You are soft. You are lily livered, pampered, and oh so sensitive. Every where you turn, you are supported by some labour-saving device. Something to make everything much more comfortable. Life in the twenty first century is a snooze between the sheets. Governments play the role of overarching nannies, making sure that little darlings don’t hurt themselves in the big bad world. You move from your air conditioned home into your air conditioned car and, then, into your air conditioned workplace. Ambient measures are taken to lessen the harsh realities of life itself in every direction. You drive a 4WD SUV that never leaves the finely manicured bitumen roads of the city. You are soft! The perils of roughing it ought to frighten the bejesus out of you.

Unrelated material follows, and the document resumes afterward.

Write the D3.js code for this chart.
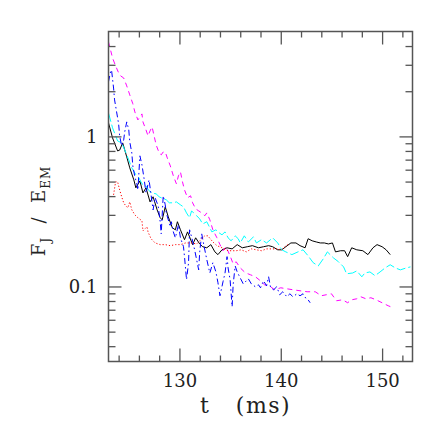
<!DOCTYPE html>
<html>
<head>
<meta charset="utf-8">
<script src="https://cdn.jsdelivr.net/npm/d3@7"></script>
<style>
body { margin: 0; background: #fff; }
text { font-family: "DejaVu Serif", "Liberation Serif", serif; fill: #222; }
</style>
</head>
<body>
<div id="chart"></div>
<script>
// F_J / E_EM versus time, five runs

var tBlack = [123.0,123.4,123.9,124.1,124.4,124.8,125.1,125.5,125.7,126.1,126.4,126.7,127.1,127.4,127.8,128.1,128.3,128.6,128.9,129.3,129.6,129.8,130.1,130.5,130.8,131.0,131.3,131.6,132.0,132.3,132.7,133.1,133.5,133.8,134.2,134.7,135.2,135.7,136.2,136.7,137.2,137.8,138.3,138.8,139.2,139.7,140.1,140.5,141.0,141.5,141.9,142.4,142.7,143.1,143.5,143.9,144.3,144.7,145.1,145.4,145.9,146.3,146.6,147.0,147.5,148.1,148.6,149.1,149.5,150.0,150.4,150.8];
var vBlack = [1.23,0.977,0.80,0.81,0.905,0.73,0.617,0.513,0.454,0.505,0.42,0.454,0.366,0.396,0.324,0.287,0.278,0.339,0.291,0.246,0.2385,0.27,0.2385,0.205,0.231,0.214,0.19,0.211,0.192,0.184,0.181,0.19,0.170,0.163,0.1755,0.181,0.178,0.19,0.181,0.184,0.187,0.181,0.184,0.187,0.184,0.1755,0.1755,0.184,0.195,0.195,0.187,0.181,0.208,0.2015,0.198,0.195,0.195,0.192,0.195,0.170,0.173,0.173,0.158,0.181,0.1755,0.173,0.163,0.181,0.19,0.184,0.1755,0.163];

var tCyan = [123.0,123.4,123.9,124.3,124.6,125.0,125.3,125.7,126.0,126.3,126.7,127.0,127.3,127.7,128.0,128.4,128.7,129.0,129.4,129.7,130.1,130.4,130.7,131.0,131.2,131.4,131.7,132.0,132.3,132.7,133.0,133.2,133.6,133.9,134.2,134.5,134.8,135.1,135.5,135.8,136.0,136.4,136.8,137.3,137.6,138.1,138.6,139.2,139.7,140.1,140.5,141.1,141.7,142.2,142.7,143.2,143.7,144.2,144.6,145.2,145.7,146.2,146.5,147.1,147.5,148.0,148.3,148.8,149.3,149.8,150.3,150.8,151.3,151.8,152.4,152.8];
var vCyan = [1.43,1.14,0.933,0.905,0.813,0.697,0.617,0.555,0.529,0.483,0.468,0.434,0.42,0.414,0.396,0.384,0.378,0.361,0.361,0.366,0.35,0.339,0.309,0.287,0.319,0.309,0.296,0.282,0.261,0.27,0.246,0.231,0.2385,0.228,0.221,0.231,0.211,0.2015,0.2175,0.208,0.195,0.2175,0.198,0.214,0.195,0.205,0.195,0.211,0.195,0.1755,0.170,0.163,0.170,0.1755,0.16,0.144,0.137,0.153,0.170,0.155,0.146,0.135,0.1215,0.123,0.127,0.116,0.123,0.125,0.118,0.125,0.133,0.1395,0.133,0.129,0.133,0.135];

var tMagenta = [123.0,123.2,123.4,123.7,124.0,124.2,124.5,124.8,125.1,125.4,125.6,125.9,126.1,126.3,126.4,126.7,126.9,127.1,127.3,127.5,127.7,128.0,128.2,128.4,128.6,128.8,129.1,129.4,129.7,129.9,130.1,130.3,130.5,130.8,131.1,131.3,131.6,131.9,132.2,132.5,132.7,133.0,133.3,133.7,134.0,134.3,134.6,135.0,135.3,135.6,136.0,136.5,137.0,137.5,138.0,138.4,139.0,139.4,140.0,140.6,141.2,141.9,142.6,143.4,144.0,144.5,145.0,145.5,146.1,146.6,147.0,147.5,147.9,148.4,148.9,149.4,150.0,150.6,151.1];
var vMagenta = [4.26,3.77,3.33,2.95,2.65,2.53,2.45,2.17,1.89,1.65,1.456,1.288,1.349,1.412,1.249,1.105,1.008,1.088,1.157,1.008,0.878,0.776,0.753,0.788,0.788,0.719,0.636,0.546,0.483,0.546,0.58,0.498,0.44,0.39,0.402,0.361,0.329,0.319,0.309,0.296,0.309,0.278,0.2385,0.211,0.19,0.173,0.184,0.16,0.1416,0.146,0.133,0.1234,0.1197,0.116,0.109,0.1026,0.0995,0.0951,0.098,0.0965,0.0951,0.0936,0.0922,0.0922,0.0867,0.0881,0.0894,0.0803,0.0815,0.0779,0.0815,0.0828,0.0854,0.0828,0.0841,0.0815,0.0779,0.0744,0.0721];

var tBlue = [123.0,123.2,123.3,123.5,123.6,123.8,124.0,124.1,124.3,124.5,124.6,124.8,125.0,125.1,125.3,125.4,125.6,125.8,125.9,126.1,126.3,126.5,126.7,127.0,127.2,127.4,127.6,127.9,128.1,128.2,128.4,128.6,128.7,128.9,129.1,129.2,129.4,129.6,129.9,130.1,130.4,130.5,130.7,130.9,131.0,131.2,131.5,131.9,132.0,132.2,132.4,132.7,133.0,133.3,133.6,133.8,134.0,134.3,134.5,134.7,134.8,135.0,135.2,135.3,135.5,135.7,136.0,136.3,136.6,136.8,137.1,137.5,137.8,138.0,138.3,138.6,138.8,139.0,139.3,139.6,139.9,140.2,140.6,140.9,141.2,141.6,141.9,142.2,142.5,142.7,142.9];
var vBlue = [2.31,2.69,2.77,2.10,1.75,1.456,1.211,1.008,0.865,0.948,1.071,1.249,1.105,0.919,0.776,0.636,0.538,0.483,0.44,0.742,0.646,0.529,0.42,0.513,0.408,0.324,0.39,0.345,0.27,0.224,0.402,0.35,0.309,0.278,0.25,0.27,0.231,0.211,0.2575,0.211,0.184,0.158,0.111,0.144,0.2385,0.214,0.1755,0.129,0.170,0.224,0.19,0.151,0.123,0.144,0.125,0.106,0.0867,0.1075,0.123,0.158,0.133,0.111,0.0733,0.1026,0.137,0.125,0.114,0.104,0.109,0.1125,0.104,0.0995,0.1026,0.098,0.109,0.101,0.116,0.098,0.0951,0.0995,0.0881,0.0922,0.0854,0.0894,0.0854,0.0894,0.0867,0.0894,0.0828,0.0815,0.0779];

var tRed = [123.5,123.7,123.9,124.1,124.3,124.5,124.7,124.9,125.1,125.3,125.6,125.9,126.3,126.4,126.8,126.9,127.2,127.6,128.1,128.6,129.1,129.6,130.1,130.6,131.2,131.7,132.2,132.5,132.8,133.3,133.7,134.2,134.8,135.6,136.1,136.6,137.1,137.6,138.1,138.6,139.1,139.6,140.1,140.4,140.7];
var vRed = [0.408,0.498,0.498,0.44,0.396,0.361,0.345,0.334,0.366,0.324,0.30,0.287,0.274,0.235,0.25,0.231,0.208,0.195,0.19,0.19,0.187,0.19,0.19,0.195,0.195,0.192,0.208,0.2175,0.2175,0.198,0.187,0.181,0.173,0.173,0.1755,0.170,0.178,0.1755,0.173,0.178,0.178,0.178,0.1755,0.184,0.19];

var xMajor = [130, 140, 150];
var xMinor = [124,126,128,132,134,136,138,142,144,146,148,152];
var yMajor = [0.1, 1];
var yMinor = [0.04,0.05,0.06,0.07,0.08,0.09,0.2,0.3,0.4,0.5,0.6,0.7,0.8,0.9,2,3,4];
var yLabels = ["0.1", "1"];

var W = 443, H = 443;
var pL = 108.5, pR = 412.5, pT = 31.5, pB = 361.5;
var serif = "'DejaVu Serif', 'Liberation Serif', serif";

var svg = d3.select("#chart").append("svg")
    .attr("width", W)
    .attr("height", H);

var x = d3.scaleLinear().domain([123, 153]).range([pL, pR]);
var y = d3.scaleLog().domain([Math.pow(10, -1.5), 5]).range([pB, pT]);

svg.append("clipPath").attr("id", "clip")
  .append("rect")
    .attr("x", pL).attr("y", pT)
    .attr("width", pR - pL).attr("height", pB - pT);

var series = [
  {t: tBlack,   v: vBlack,   color: "#000",    dash: null},
  {t: tCyan,    v: vCyan,    color: "#00ffff", dash: "9,3"},
  {t: tMagenta, v: vMagenta, color: "#ff00ff", dash: "5,4"},
  {t: tBlue,    v: vBlue,    color: "#0000ff", dash: "6,3,1.5,3"},
  {t: tRed,     v: vRed,     color: "#ff0000", dash: "1.2,2"}
];

var line = d3.line()
    .x(function(d) { return x(d[0]); })
    .y(function(d) { return y(d[1]); });

var g = svg.append("g").attr("clip-path", "url(#clip)");

series.forEach(function(s) {
  var pts = s.t.map(function(t, i) { return [t, s.v[i]]; });
  g.append("path")
    .datum(pts)
    .attr("d", line)
    .attr("fill", "none")
    .attr("stroke", s.color)
    .attr("stroke-width", 1)
    .attr("stroke-dasharray", s.dash);
});

// axes: ticks on all four sides pointing inward
var axColor = "#555";
function styleAxis(sel) {
  sel.attr("font-family", serif);
  sel.select(".domain").remove();
  sel.selectAll("line").attr("stroke", axColor).attr("stroke-width", 1.3);
}

svg.append("g").attr("transform", "translate(0," + pB + ")")
  .call(d3.axisBottom(x).tickValues(xMinor).tickSize(-6).tickFormat(""))
  .call(styleAxis);
var xb = svg.append("g").attr("transform", "translate(0," + pB + ")")
  .call(d3.axisBottom(x).tickValues(xMajor).tickSize(-13).tickPadding(0).tickFormat(d3.format("d")))
  .call(styleAxis);
xb.selectAll("text")
  .attr("y", 25.5).attr("dy", null)
  .attr("font-size", 18).attr("fill", "#222")
  .style("font-family", serif);

svg.append("g").attr("transform", "translate(0," + pT + ")")
  .call(d3.axisTop(x).tickValues(xMinor).tickSize(-6).tickFormat(""))
  .call(styleAxis);
svg.append("g").attr("transform", "translate(0," + pT + ")")
  .call(d3.axisTop(x).tickValues(xMajor).tickSize(-13).tickFormat(""))
  .call(styleAxis);

svg.append("g").attr("transform", "translate(" + pL + ",0)")
  .call(d3.axisLeft(y).tickValues(yMinor).tickSize(-7).tickFormat(""))
  .call(styleAxis);
var yl = svg.append("g").attr("transform", "translate(" + pL + ",0)")
  .call(d3.axisLeft(y).tickValues(yMajor).tickSize(-13).tickPadding(0)
    .tickFormat(function(d, i) { return yLabels[i]; }))
  .call(styleAxis);
yl.selectAll("text")
  .attr("x", -11).attr("dy", "0.36em")
  .attr("font-size", 18).attr("fill", "#222")
  .style("font-family", serif);

svg.append("g").attr("transform", "translate(" + pR + ",0)")
  .call(d3.axisRight(y).tickValues(yMinor).tickSize(-7).tickFormat(""))
  .call(styleAxis);
svg.append("g").attr("transform", "translate(" + pR + ",0)")
  .call(d3.axisRight(y).tickValues(yMajor).tickSize(-13).tickFormat(""))
  .call(styleAxis);

// frame
svg.append("rect")
  .attr("x", pL).attr("y", pT)
  .attr("width", pR - pL).attr("height", pB - pT)
  .attr("fill", "none")
  .attr("stroke", axColor)
  .attr("stroke-width", 1.5);

// axis titles
svg.append("text")
  .attr("x", 200).attr("y", 413)
  .attr("font-size", 22)
  .style("font-family", serif)
  .style("white-space", "pre")
  .style("letter-spacing", "1.5px")
  .text("t   (ms)");

var yt = svg.append("text")
  .attr("transform", "translate(45,211) rotate(-90)")
  .attr("text-anchor", "middle")
  .attr("font-size", 18)
  .style("font-family", serif)
  .style("white-space", "pre")
  .style("letter-spacing", "1px");
yt.append("tspan").text("F");
yt.append("tspan").attr("dy", 5).attr("font-size", 12).text("J");
yt.append("tspan").attr("dy", -5).text("  /  E");
yt.append("tspan").attr("dy", 5).attr("font-size", 12).text("EM");
</script>
</body>
</html>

Camping: An Historical Fantasy Recreation
Camping, the very word should fill you with dread of things that go bump in the night. Wild animals howling at the moon. Slithering snakes and big hairy creeping spiders. The wind moving through the trees. Black as black nights beneath a frightening array of stars in the never-ending expanse of sky. Unpredictable weather with erratic and random tendencies to inclement showers. Snorting snuffles and low growling sounds just outside the tent. The only trolls you will meet in the bush are likely to be part of the natural eco system. The hard ground beneath your body, as you attempt to get back to sleep. It is the stuff of nightmares for soft city dwellers. A fantasy about the way our ancestors use to do things in some sort of historical recreation or re-enactment.

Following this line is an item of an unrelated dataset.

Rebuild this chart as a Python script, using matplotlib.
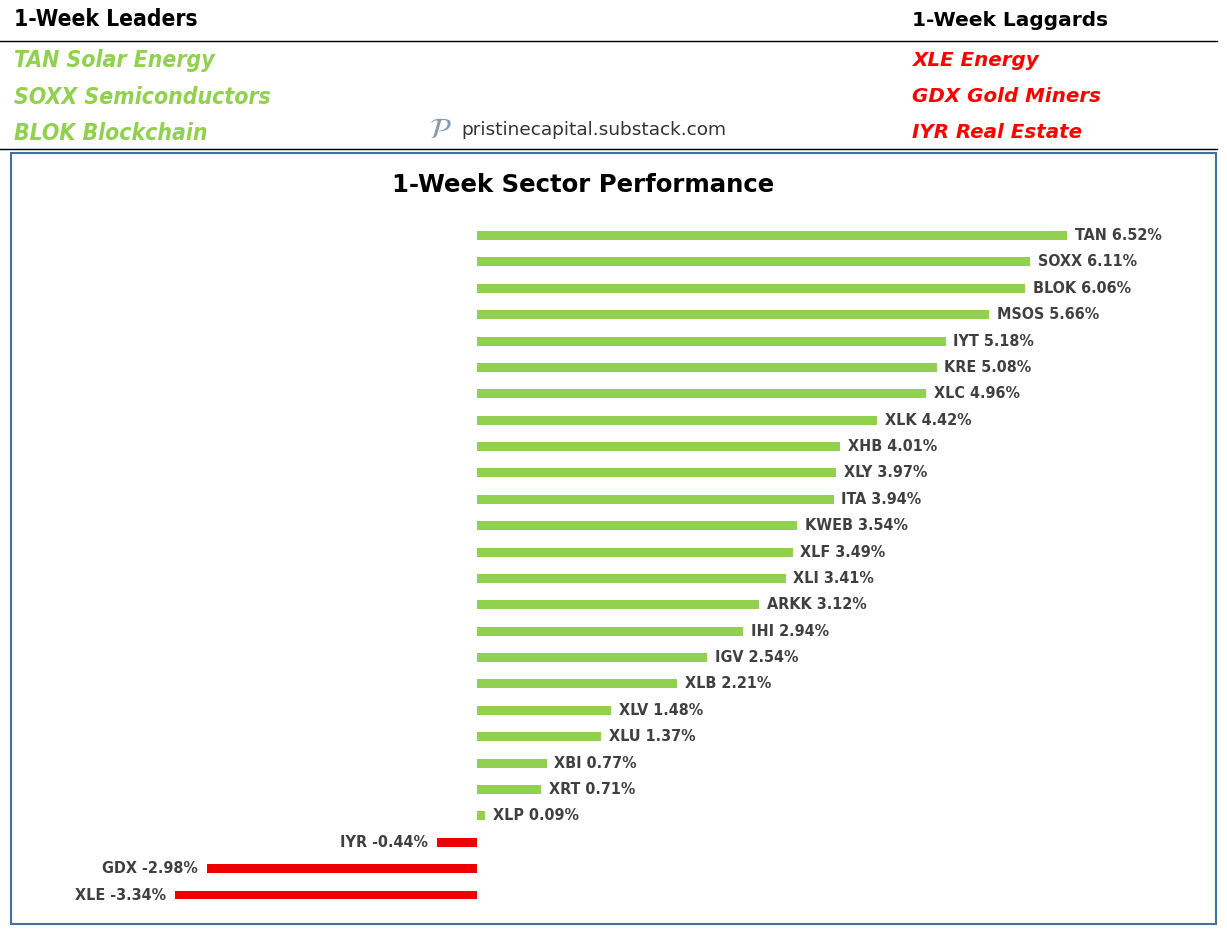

Camper Vans Designed for Pimps
I have heard many reports of campers returning home with stuffed backs and needing some sort of remedial therapy. The great outdoors is not as comfortable as our five-star 21C urban lives are at home. You might be camping in the wilds of Tasmania, which can be a great way to get away from business concerns and the stressors of life, but people die out there. The perils of roughing it are greater than sweating the small stuff in your tidy office or European car. Some folks attempt to bring the deluxe life with them in the form of camper vans designed for pimps. They seek to alleviate the hardships presented by nature with a coating of upper middle-class bogan luxury.
Glamping the Campluxe Experience
Campluxe or glamping, they call it, the translation of something essentially brutal into something digestible for the modern metrosexual man and woman. You are soft and don’t even try denying it.